D’où l’expression bien connue de ‘’quatrième pouvoir’’ que l’on emploie ici et là pour qualifier les médias. Les trois autres pouvoirs de l’État démocratique étant bien entendu le pouvoir législatif, le pouvoir exécutif et le pouvoir judiciaire.
Voilà pourquoi le niveau de développement des médias est devenu un indicateur de la santé démocratique d’un pays. Un pays où la liberté des médias est protégée et les médias développés, est un pays où la démocratie va bien.
Le Classement mondial pour la liberté de la presse (liberté des médias, s’entend), que publie chaque année l’ONG Reporters Sans Frontières (RSF), en témoigne.
Dans ce classement de RSF, qui couvre 180 pays du monde, la République de Djibouti est au plus bas. Elle est classée 173ème sur les 180 pays en 2018. Et pour cause puisque le paysage médiatique s’y limite à la Radiotélévision de Djibouti (RTD) et au journal La Nation, tous deux contrôlés par le pouvoir en place. Le seul média indépendant, qui émet à la fois en ligne et par satellite, est La Voix de Djibouti (LVD).

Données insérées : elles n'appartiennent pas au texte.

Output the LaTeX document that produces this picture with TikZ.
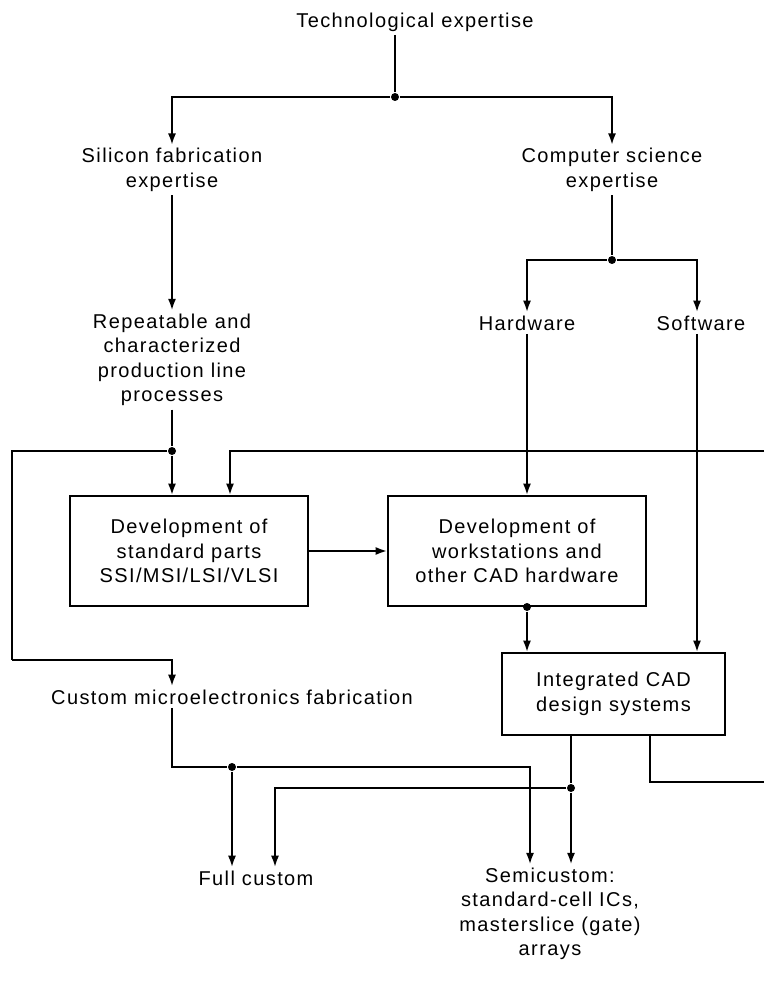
\documentclass[tikz,border=0pt]{standalone}
\usepackage{fontspec}
\setmainfont{Liberation Sans}[LetterSpace=7]
\usetikzlibrary{arrows.meta,calc}

\begin{document}
\begin{tikzpicture}[
        x=0.75pt, y=-0.75pt,
        line width=1.4pt,
        lbl/.style={align=center, inner sep=2pt, font=\fontsize{15}{18.4}\selectfont},
        box/.style={lbl, draw=black, line width=1.5pt, minimum height=82.5pt},
        dot/.style={circle, fill=black, inner sep=0pt, minimum size=6pt},
        arr/.style={-{Latex[length=8.5pt,width=6pt]}}
    ]
        \useasboundingbox (0,0) rectangle (764,994);

        \node[lbl] (tech) at (415,22) {Technological expertise};
        \node[dot] (j1)   at (395,97) {};
        \node[lbl] (sil)  at (172,170) {Silicon fabrication\\expertise};
        \node[lbl] (cs)   at (612,170) {Computer science\\expertise};
        \node[dot] (j2)   at (612,260) {};
        \node[lbl] (rep)  at (172,360) {Repeatable and\\characterized\\production line\\processes};
        \node[lbl] (hw)   at (527,323) {Hardware};
        \node[lbl] (sw)   at (701,323) {Software};
        \node[dot] (j3)   at (172,451) {};

        \node[box, minimum width=178.5pt] (b1) at (189,551) {Development of\\standard parts\\SSI/MSI/LSI/VLSI};
        \node[box, minimum width=193.5pt] (b2) at (517,551) {Development of\\workstations and\\other CAD hardware};
        \node[box, minimum width=167.25pt, minimum height=61.5pt] (b3) at (613.5,694) {Integrated CAD\\design systems};
        \node[dot] (j4) at (b2.south -| hw) {};

        \node[lbl] (cm)   at (232,697) {Custom microelectronics fabrication};
        \node[dot] (j5)   at (232,767) {};
        \node[dot] (j6)   at (571,788) {};
        \node[lbl] (fc)   at (256,878) {Full custom};
        \node[lbl] (semi) at (550,914) {Semicustom:\\standard-cell ICs,\\masterslice (gate)\\arrays};

        \coordinate (fbR)  at (764,451);
        \coordinate (lc)   at (12,660);
        \coordinate (outR) at (764,782);

        \draw (j1 |- tech.south) -- (j1);
        \draw[arr] (j1) -| (sil);
        \draw[arr] (j1) -| (cs);
        \draw[arr] (sil) -- (rep);
        \draw (cs) -- (j2);
        \draw[arr] (j2) -| (hw);
        \draw[arr] (j2) -| ($(sw.north)+(-4,0)$);

        \draw (rep) -- (j3);
        \draw[arr] (j3) -- (b1.north -| j3);
        \draw (j3) -| (lc);
        \draw[arr] (lc) -| (cm.north -| j3);
        \draw[arr] (fbR) -| ($(b1.north)+(41,0)$);

        \draw[arr] (b1) -- (b2);
        \draw[arr] (hw) -- (b2.north -| hw);
        \draw[arr] ($(sw.south)+(-4,0)$) -- ($(b3.north -| sw)+(-4,0)$);
        \draw[arr] (j4) -- (b3.north -| j4);

        \draw (cm.south -| j3) |- (j5);
        \draw[arr] (j5) -- (fc.north -| j5);
        \draw[arr] (j5) -| ($(semi.north)+(-20,0)$);
        \draw (b3.south -| j6) -- (j6);
        \draw[arr] (j6) -- (semi.north -| j6);
        \draw[arr] (j6) -| ($(fc.north)+(19,0)$);
        \draw ($(b3.south)+(36.5,0)$) |- (outR);
    \end{tikzpicture}
\end{document}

Il va sans dire que ce mauvais classement de Djibouti pour la liberté des médias, reflète le lourd déficit démocratique du pays où, malgré les textes, la pratique du pouvoir d’État demeure dictatoriale.
Rappelons que, les chez les pasteurs nomades djiboutiens, la liberté d’expression prospère, notamment à travers la poésie, le débat libre et autres joutes oratoires.